Mainly kayaking photographs taken on the Isle of Man and beyond.

Friday, 3 July 2009

Isle of Man Kayakblog - Moskenestraumen!

Wisely or not I paddled from the tiny, historical fishing village of A to Hell a couple of days ago. Every now and again I undertake a paddle which remains memorable and will stick with me forever. This was one such paddle.
A consists of many Rorbuer, or fisherman's huts, many on stilts overhanging the sea. These were constructed to accommodate the hundreds of migrant fishermen who arrived in Lofoten for the seasonal cod fishing period over the Winter. These days, tourists, including us, inhabit them as fishing has become less labour intensive.
I really wasn't sure what to expect on this paddle. I wanted to do it last time I was in Lofoten but I couldn't get hold of a boat. This time I had my Rockpool. On the way down I passed puffins, several pairs of Golden Eagles and a myriad of sea birds. However, as I neared the end of the main chain of Lofoten Islands, I began to feel nervous as I heard an all too familiar roar of a tidal race. Was this the infamous Moskenstraumen or Maelstrom? Renowned for pulling under fishing boats, whirlpools and the fastest ever recorded tidal currents at 18 km/hr I was now very worried. The roar grew loader and yet there were no signs of tidal activity.

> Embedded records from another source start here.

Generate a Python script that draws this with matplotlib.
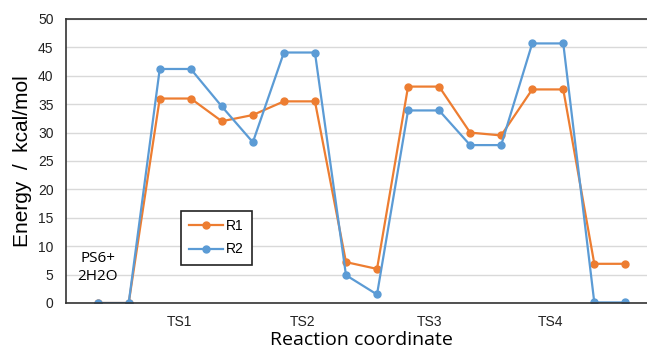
import numpy as np
import matplotlib.pyplot as plt

# energy profile (kcal/mol) along the reaction coordinate
steps = np.arange(18)
r1 = [0, 0, 36.0, 36.0, 32.0, 33.1, 35.5, 35.5, 7.2, 6.0,
      38.1, 38.1, 30.0, 29.5, 37.6, 37.6, 6.9, 6.9]
r2 = [0, 0, 41.2, 41.2, 34.6, 28.3, 44.1, 44.1, 4.9, 1.5,
      33.9, 33.9, 27.8, 27.8, 45.7, 45.7, 0.1, 0.1]
ts_pos = [2.65, 6.6, 10.7, 14.6]
ts_labels = ['TS1', 'TS2', 'TS3', 'TS4']

fig = plt.figure(figsize=(6.47, 3.51), dpi=100)
ax = fig.add_axes([66 / 647, 1 - 303 / 351, 591 / 647, 284 / 351])

ax.plot(steps, r1, color='#ED7D31', lw=1.6, marker='o', ms=5, label='R1')
ax.plot(steps, r2, color='#5B9BD5', lw=1.6, marker='o', ms=5, label='R2')

ax.set_xlim(-1.02, 18.02)
ax.set_ylim(0, 50)
ax.set_yticks(np.arange(0, 51, 5))
ax.set_xticks(ts_pos, ts_labels)
ax.grid(axis='y', color='#D9D9D9', lw=1)
ax.set_axisbelow(True)
ax.tick_params(length=0, labelsize=10, colors='#222222')
ax.tick_params(axis='x', pad=9)
ax.tick_params(axis='y', pad=9)
for s in ['left', 'bottom', 'top']:
    ax.spines[s].set_color('#333333')
    ax.spines[s].set_linewidth(1.2)
ax.spines['right'].set_visible(False)
for lab in ax.get_xticklabels() + ax.get_yticklabels():
    lab.set_family('Liberation Sans')

ax.text(0, 6.3, 'PS6+\n2H2O', ha='center', va='center', fontsize=11,
        family='Open Sans', linespacing=1.3)

ax.set_ylabel('Energy  /  kcal/mol', fontsize=15, family='Liberation Sans', labelpad=4)
fig.text(361 / 647, 1 - 340 / 351, 'Reaction coordinate', ha='center', va='center',
         fontsize=14, family='Open Sans')

leg = ax.legend(loc='upper left', bbox_to_anchor=(181 / 647, 1 - 211 / 351),
                bbox_transform=fig.transFigure, fancybox=False, framealpha=1,
                edgecolor='#222222', fontsize=10, handlelength=2.4, borderpad=0.6,
                labelspacing=0.65, handletextpad=0.2, borderaxespad=0)
leg.get_frame().set_linewidth(1.2)
for t in leg.get_texts():
    t.set_family('Liberation Sans')

fig.savefig('out.png', dpi=100)
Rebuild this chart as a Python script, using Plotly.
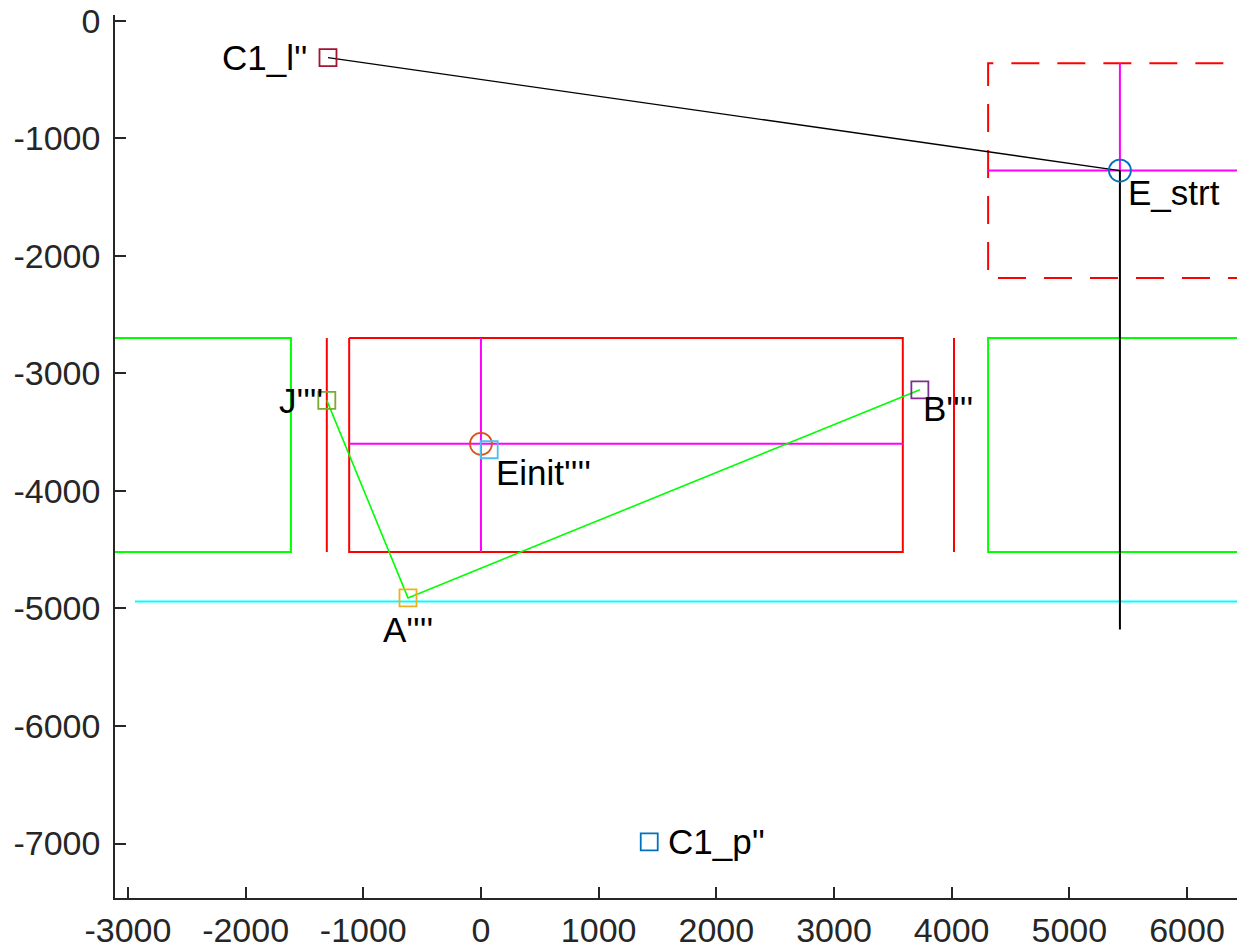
import plotly.graph_objects as go

# ---- geometry of the scene (data units) ----
# corridor walls (green), left and right blocks
wall_left_x = [-3400, -1615, -1615, -3400]
wall_left_y = [-2700, -2700, -4520, -4520]
wall_right_x = [6700, 4310, 4310, 6700]
wall_right_y = [-2700, -2700, -4520, -4520]

# red posts either side of the box
post_x = [-1310, -1310, None, 4020, 4020]
post_y = [-2700, -4520, None, -2700, -4520]

# red box with its magenta centre cross
box_x = [-1120, 3585, 3585, -1120, -1120]
box_y = [-2700, -2700, -4520, -4520, -2700]
box_cross_x = [0, 0, None, -1120, 3585]
box_cross_y = [-2700, -4520, None, -3600, -3600]

# cyan reference line
ref_x = [-2940, 6700]
ref_y = [-4940, -4940]

# dashed target zone and its magenta cross
zone_x = [6700, 4310, 4310, 6700]
zone_y = [-362, -362, -2190, -2190]
zone_cross_x = [5430, 5430, None, 4310, 6700]
zone_cross_y = [-362, -1275, None, -1275, -1275]

# black drop line below E_strt
drop_x = [5430, 5430]
drop_y = [-1275, -5180]

# labelled points
pt_names = ["C1_l''", "E_strt", "J''''", "A''''", "B''''", "Einit''''", "C1_p''"]
pt_x = [-1300, 5430, -1310, -620, 3730, 70, 1430]
pt_y = [-315, -1275, -3230, -4910, -3140, -3650, -6985]
pt_symbol = ["square-open", "circle-open", "square-open", "square-open",
             "square-open", "square-open", "square-open"]
pt_color = ["#A2142F", "#0072BD", "#77AC30", "#EDB120", "#7E2F8E", "#4DBEEE", "#0072BD"]

# origin circle of Einit
origin_x = [0]
origin_y = [-3600]

# label placement: (xanchor, xshift px, yshift px)
label_place = [("right", -19, 0), ("left", 6, -22), ("right", -2, 0),
               ("center", 0, -32), ("left", 1, -19), ("left", 13, -29),
               ("left", 17, 0)]

x_ticks = [-3000, -2000, -1000, 0, 1000, 2000, 3000, 4000, 5000, 6000]
x_tick_text = ["-3000", "-2000", "-1000", "0", "1000", "2000", "3000", "4000", "5000", "6000"]
y_ticks = [-7000, -6000, -5000, -4000, -3000, -2000, -1000, 0]
y_tick_text = ["-7000", "-6000", "-5000", "-4000", "-3000", "-2000", "-1000", "0"]

fig = go.Figure()


def add_line(xs, ys, color, width=2.0, dash=None):
    fig.add_trace(go.Scatter(
        x=xs, y=ys, mode="lines", hoverinfo="skip", showlegend=False,
        line=dict(color=color, width=width, dash=dash)))


add_line(wall_left_x, wall_left_y, "#00FF00")
add_line(wall_right_x, wall_right_y, "#00FF00")
add_line(post_x, post_y, "#FF0000")
add_line(box_x, box_y, "#FF0000")
add_line(box_cross_x, box_cross_y, "#FF00FF")
add_line(ref_x, ref_y, "#00FFFF")
add_line(zone_x, zone_y, "#FF0000", dash="28px,18px")
add_line(zone_cross_x, zone_cross_y, "#FF00FF")
add_line(drop_x, drop_y, "#000000", width=2.0)

# link from C1_l'' to E_strt
add_line([pt_x[0], pt_x[1]], [pt_y[0], pt_y[1]], "#000000", width=1.3)
# path J -> A -> B
add_line([pt_x[2], pt_x[3], pt_x[4]], [pt_y[2], pt_y[3], pt_y[4]], "#00FF00", width=1.6)

fig.add_trace(go.Scatter(
    x=origin_x, y=origin_y, mode="markers", hoverinfo="skip", showlegend=False,
    marker=dict(symbol="circle-open", size=22, color="#D95319", line=dict(width=1.8))))

for i in range(len(pt_names)):
    size = 22 if pt_symbol[i] == "circle-open" else 17
    fig.add_trace(go.Scatter(
        x=[pt_x[i]], y=[pt_y[i]], mode="markers", hoverinfo="skip", showlegend=False,
        marker=dict(symbol=pt_symbol[i], size=size, color=pt_color[i],
                    line=dict(width=1.8, color=pt_color[i]))))

for i, name in enumerate(pt_names):
    anchor, dx, dy = label_place[i]
    ax_x = origin_x[0] if name.startswith("Einit") else pt_x[i]
    ax_y = origin_y[0] if name.startswith("Einit") else pt_y[i]
    fig.add_annotation(
        x=ax_x, y=ax_y, text=name, showarrow=False,
        xanchor=anchor, yanchor="middle", xshift=dx, yshift=dy,
        font=dict(family="Liberation Sans, Arial", size=35, color="#000000"))

axis_common = dict(
    showgrid=False, zeroline=False, showline=True, linecolor="#262626", linewidth=1.6,
    ticks="inside", ticklen=11, tickwidth=1.5, tickcolor="#262626", mirror=False,
    automargin=False,
    tickfont=dict(family="Liberation Sans, Arial", size=34, color="#262626"),
)

fig.update_layout(
    width=1245, height=952,
    margin=dict(l=115, r=8, t=15, b=54),
    paper_bgcolor="white", plot_bgcolor="white",
    xaxis=dict(range=[-3110, 6425], tickvals=x_ticks, ticktext=x_tick_text,
               ticklabelstandoff=1, **axis_common),
    yaxis=dict(range=[-7463, 48], tickvals=y_ticks, ticktext=y_tick_text,
               ticklabelstandoff=6, **axis_common),
)

fig.write_html("out.html")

I turned the corner at the end of the last main island and entered the Maestorm (lower photo) and paddled towards the aptly named "Hell"! There was that roar but there was nothing. There was less tide than on a slow day at the Calf. The roar I heard was the boiling, fizzing commotion of thousands of fish leaping all around me. Somewhat relieved, I paddled back towards A and caught a speedy tidal stream about a mile off the coast. It was a taste of what this place is capable of as the Rockpool became a rocket and took me home in record time.